On Sun, May 16, 2021, Maciej S. Szmigiero wrote:
> From: "Maciej S. Szmigiero" <maciej.szmigiero@oracle.com>
> 
> There is no point in recalculating from scratch the total number of pages
> in all memslots each time a memslot is created or deleted.
> 
> Just cache the value and update it accordingly on each such operation so
> the code doesn't need to traverse the whole memslot array each time.
> 
> Signed-off-by: Maciej S. Szmigiero <maciej.szmigiero@oracle.com>
> ---
> diff --git a/arch/x86/kvm/x86.c b/arch/x86/kvm/x86.c
> index 5bd550eaf683..8c7738b75393 100644
> --- a/arch/x86/kvm/x86.c
> +++ b/arch/x86/kvm/x86.c
> @@ -11112,9 +11112,21 @@ void kvm_arch_commit_memory_region(struct kvm *kvm,
>  				const struct kvm_memory_slot *new,
>  				enum kvm_mr_change change)
>  {
> -	if (!kvm->arch.n_requested_mmu_pages)
> -		kvm_mmu_change_mmu_pages(kvm,
> -				kvm_mmu_calculate_default_mmu_pages(kvm));
> +	if (change == KVM_MR_CREATE)
> +		kvm->arch.n_memslots_pages += new->npages;
> +	else if (change == KVM_MR_DELETE) {
> +		WARN_ON(kvm->arch.n_memslots_pages < old->npages);

Heh, so I think this WARN can be triggered at will by userspace on 32-bit KVM by
causing the running count to wrap.  KVM artificially caps the size of a single
memslot at ((1UL << 31) - 1), but userspace could create multiple gigantic slots
to overflow arch.n_memslots_pages.

I _think_ changing it to a u64 would fix the problem since KVM forbids overlapping
memslots in the GPA space.

Also, what about moving the check-and-WARN to prepare_memory_region() so that
KVM can error out if the check fails?  Doesn't really matter, but an explicit
error for userspace is preferable to underflowing the number of pages and getting
weird MMU errors/behavior down the line.

> +		kvm->arch.n_memslots_pages -= old->npages;
> +	}
> +
> +	if (!kvm->arch.n_requested_mmu_pages) {

If we're going to bother caching the number of pages then we should also skip
the update when the number pages isn't changing, e.g.
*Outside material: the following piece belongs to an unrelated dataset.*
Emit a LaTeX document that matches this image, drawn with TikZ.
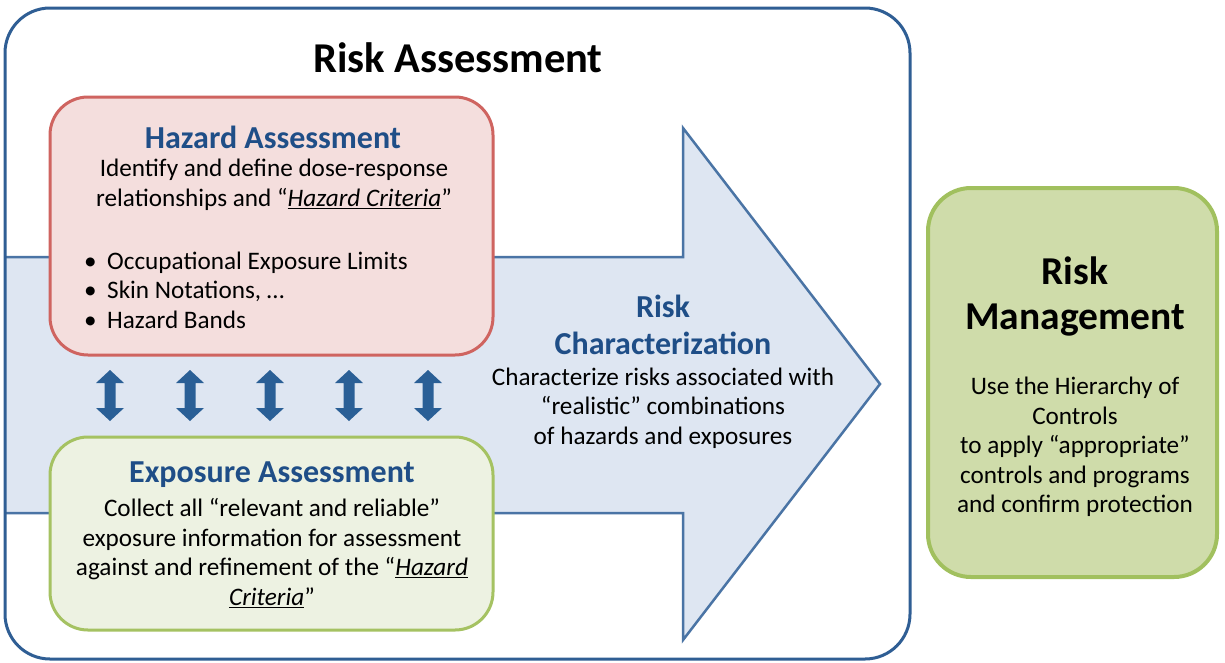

	if (change == KVM_MR_CREATE || change == KVM_MR_DELETE) {
		if (change == KVM_MR_CREATE)
			kvm->arch.n_memslots_pages += new->npages;
		else
			kvm->arch.n_memslots_pages -= old->npages;

		if (!kvm->arch.n_requested_mmu_pages) {
			unsigned long nr_mmu_pages;

			nr_mmu_pages = kvm->arch.n_memslots_pages *
				       KVM_PERMILLE_MMU_PAGES / 1000;
			nr_mmu_pages = max(nr_mmu_pages, KVM_MIN_ALLOC_MMU_PAGES);
			kvm_mmu_change_mmu_pages(kvm, nr_mmu_pages);
		}
	}

> +		unsigned long nr_mmu_pages;
> +
> +		nr_mmu_pages = kvm->arch.n_memslots_pages *
> +			       KVM_PERMILLE_MMU_PAGES / 1000;
> +		nr_mmu_pages = max(nr_mmu_pages, KVM_MIN_ALLOC_MMU_PAGES);
> +		kvm_mmu_change_mmu_pages(kvm, nr_mmu_pages);
> +	}
>  
>  	/*
>  	 * FIXME: const-ify all uses of struct kvm_memory_slot.